# Torchvision 

Pytorch module including pretrained models, datasets, preprocessing capabilities...

# Image classification 

## Binary Classification 

## Multiclass Classification 


Data from (https://www.kaggle.com/code/tirendazacademy/cats-dogs-classification-with-pytorch/input)

In [30]:
import torch

from torchvision import datasets 

import torchvision.transforms as transforms

import kagglehub

In [31]:
class Config:
    pass
    
config = Config()

In [32]:
# Download latest version
dataset_path = kagglehub.dataset_download("tongpython/cat-and-dog")

print("Path to dataset files:", dataset_path)


Path to dataset files: /Users/el_fer/.cache/kagglehub/datasets/tongpython/cat-and-dog/versions/1


In [33]:
train_dataset_path = dataset_path + '/training_set/training_set'
train_dataset = datasets.ImageFolder(root=train_dataset_path, transform=transforms.ToTensor())

In [34]:
train_dataset.classes

['cats', 'dogs']

# Pre-Trained models 

Training models from scratch is a long process that requires a lot of data.

There are already trained models (pre-trained models) that can be either directly reusable on our task if its similar to the original or that can be adjusted to the new task (transfer learning)

## Saving a model

In pytorch you can save the model weigths using 

`torch.save(model.state_dict(), "BinaryCNN.pth")`

You can use the extensions `.pt` or `.pth` 

## Loading models 

Loading a pretrained model happens in two steps: first, instantiate the model and then, load the weigths: 

`new_model = BinaryCNN()` 

`new_model.load_state_dict(torch.load("BinaryCNN.pth"))` 



In [35]:
from torchvision.models import (resnet18, ResNet18_Weights)

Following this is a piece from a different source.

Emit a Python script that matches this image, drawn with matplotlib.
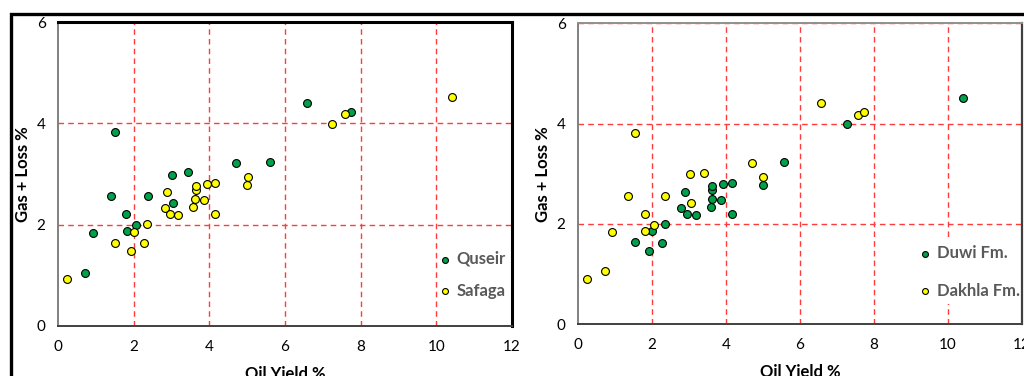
import matplotlib
matplotlib.use('Agg')
import matplotlib.pyplot as plt
from matplotlib.patches import Rectangle

# left panel: by locality
quseir_x = [0.71, 0.92, 1.39, 1.51, 1.80, 1.82, 2.05, 2.39, 3.02, 3.05, 3.43, 4.71, 5.60, 6.59, 7.74]
quseir_y = [1.05, 1.83, 2.56, 3.83, 2.21, 1.87, 2.00, 2.56, 2.99, 2.42, 3.04, 3.21, 3.23, 4.40, 4.23]
safaga_x = [0.24, 1.51, 1.93, 2.00, 2.28, 2.34, 2.82, 2.89, 2.95, 3.18, 3.58, 3.62,
            3.65, 3.65, 3.87, 3.93, 4.14, 4.16, 4.99, 5.03, 7.25, 7.58, 10.41]
safaga_y = [0.92, 1.63, 1.48, 1.85, 1.63, 2.02, 2.32, 2.64, 2.21, 2.18, 2.35, 2.51,
            2.68, 2.76, 2.49, 2.80, 2.21, 2.83, 2.78, 2.95, 3.99, 4.19, 4.52]

# right panel: by formation
duwi_x = [1.53, 1.92, 1.99, 2.27, 2.34, 2.79, 2.89, 2.95, 3.19, 3.60, 3.63,
          3.63, 3.63, 3.86, 3.93, 4.15, 4.15, 5.00, 5.58, 7.27, 10.41]
duwi_y = [1.64, 1.46, 1.86, 1.62, 2.00, 2.31, 2.63, 2.20, 2.17, 2.34, 2.50,
          2.67, 2.75, 2.48, 2.79, 2.20, 2.82, 2.77, 3.23, 4.00, 4.50]
dakhla_x = [0.23, 0.72, 0.91, 1.36, 1.53, 1.82, 1.82, 2.05, 2.36, 3.02, 3.05,
            3.41, 4.71, 5.00, 6.58, 7.56, 7.73]
dakhla_y = [0.89, 1.06, 1.83, 2.55, 3.81, 2.20, 1.86, 1.98, 2.55, 2.99, 2.41,
            3.01, 3.21, 2.94, 4.41, 4.17, 4.24]

x_ticks = [0, 2, 4, 6, 8, 10, 12]
y_ticks = [0, 2, 4, 6]

GREEN = '#00A14B'
YELLOW = '#FFFF00'
RED = '#FF3B3B'

plt.rcParams['font.family'] = ['Lato', 'DejaVu Sans']


def setup_axes(ax):
    ax.set_xlim(0, 12)
    ax.set_ylim(0, 6)
    ax.set_xticks(x_ticks)
    ax.set_yticks(y_ticks)
    ax.tick_params(length=0, labelsize=11, pad=10, colors='black')
    ax.tick_params(axis='y', pad=9)
    for xv in x_ticks[1:-1]:
        ax.axvline(xv, color=RED, lw=1.0, ls=(0, (4, 3)), zorder=1)
    for yv in y_ticks[1:]:
        ax.axhline(yv, color=RED, lw=1.0, ls=(0, (4, 3)), zorder=1)
    ax.spines['left'].set_color('#808080')
    ax.spines['left'].set_linewidth(1.4)
    ax.spines['bottom'].set_color('#404040')
    ax.spines['bottom'].set_linewidth(1.4)
    ax.set_xlabel('Oil Yield %', fontsize=12, fontweight='bold', labelpad=9)
    ax.set_ylabel('Gas + Loss %', fontsize=12, fontweight='bold', labelpad=4)


def draw_panel(ax, x1, y1, lab1, x2, y2, lab2, leg_x, leg_y, spacing):
    setup_axes(ax)
    ax.scatter(x1, y1, s=32, c=GREEN, edgecolors='black', linewidths=0.8,
               zorder=3, label=lab1)
    ax.scatter(x2, y2, s=32, c=YELLOW, edgecolors='black', linewidths=0.8,
               zorder=3, label=lab2)
    leg = ax.legend(loc='lower left', bbox_to_anchor=(leg_x, leg_y), frameon=False,
                    prop={'weight': 'bold', 'size': 12}, handletextpad=0.1,
                    markerscale=0.75, labelspacing=spacing, borderpad=0.3,
                    handlelength=1.2)
    for t in leg.get_texts():
        t.set_color('#595959')
    return leg


fig = plt.figure(figsize=(10.24, 3.76), dpi=100)

ax1 = fig.add_axes([58 / 1024, 1 - 325.7 / 376, (512 - 58) / 1024, (325.7 - 22.3) / 376])
draw_panel(ax1, quseir_x, quseir_y, 'Quseir', safaga_x, safaga_y, 'Safaga', 0.80, 0.045, 0.95)
for side in ['top', 'right']:
    ax1.spines[side].set_color('black')
    ax1.spines[side].set_linewidth(2.2)

ax2 = fig.add_axes([578 / 1024, 1 - 324 / 376, (1022 - 578) / 1024, (324 - 23.3) / 376])
leg2 = draw_panel(ax2, duwi_x, duwi_y, 'Duwi Fm.', dakhla_x, dakhla_y, 'Dakhla Fm.', 0.73, 0.04, 1.3)
leg2.set_frame_on(True)
leg2.get_frame().set_facecolor('white')
leg2.get_frame().set_edgecolor('none')
leg2.get_frame().set_alpha(1)
leg2.set_zorder(2)
ax2.spines['top'].set_color('#909090')
ax2.spines['top'].set_linewidth(1.4)
ax2.spines['right'].set_color('#404040')
ax2.spines['right'].set_linewidth(1.6)

# outer frame (cropped)
fig.add_artist(Rectangle((10.5 / 1024, -0.2), 1.2, 1.2 - 14 / 376,
                         transform=fig.transFigure, fill=False,
                         edgecolor='black', linewidth=2.4, zorder=10))

fig.savefig('out.png', dpi=100)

weights = ResNet18_Weights.DEFAULT 
model = resnet18(weights=weights)
# the transforms allow us to process the data in order to feed the model with what it expects
transforms = weights.transforms()


In [36]:
from PIL import Image 

image = Image.open("cat2.jpg")
image_tensor = transforms(image)
image_reshaped = image_tensor.unsqueeze(0)

In [37]:
model.eval() 

with torch.no_grad(): 
    pred = model(image_reshaped).squeeze(0) 

pred_cls = pred.softmax(0) 
cls_id = pred_cls.argmax().item() 

cls_name = weights.meta["categories"][cls_id]  

print(cls_name)

Siamese cat


# Object Recognition 

Identification of objects in images. Its often performed using bounding boxes. 

## Bounding boxes 

Rectangular box describing the object spatial location within the image 

The ground truth bounding box contains the object precise location 

Bounding boxes are tipically represented using the top left and bottom right coordinates.

`Bounding box = (x1, y1, x2, y2)`

Images are composed of pixels arranged into a 2d matrix. The origin is the top left corner, with coordinates (0,0)

To be able to process images in pytorch we must convert pixels into tensors. 

The `ToTensor()` method converts images to tensors (torch.float type and scaled between [0.0, 1-0])

The `PILToTensor()` method converts images to tensors (torch.unint8 type and scaled between [0, 255])


In [56]:
import torchvision.transforms as transforms 

transform = transforms.Compose([
    transforms.Resize(224), 
    transforms.PILToTensor()
])

image = Image.open("cat2.jpg")

image_tensor = transform(image)

In [57]:
image_tensor.dtype

torch.uint8

In [61]:
image_tensor = image_tensor.permute(1, 2, 0)

## Drawing bounding boxes

In [63]:
from torchvision.utils import draw_bounding_boxes 

# bbox = torch.tensor([x_min, y_min, x_max, y_max])
bbox = torch.tensor([2, 2, 40, 40])
bbox_tensor = torch.tensor(bbox).unsqueeze(0)

# Implement draw_bounding_boxes
img_bbox = draw_bounding_boxes(image_tensor, bbox_tensor, width=3, colors="red")

# Tranform tensors to image
transform = transforms.Compose([
    transforms.ToPILImage()
])
plt.imshow(transform(img_bbox))
plt.show()
                      

  bbox_tensor = torch.tensor(bbox).unsqueeze(0)


ValueError: Only grayscale and RGB images are supported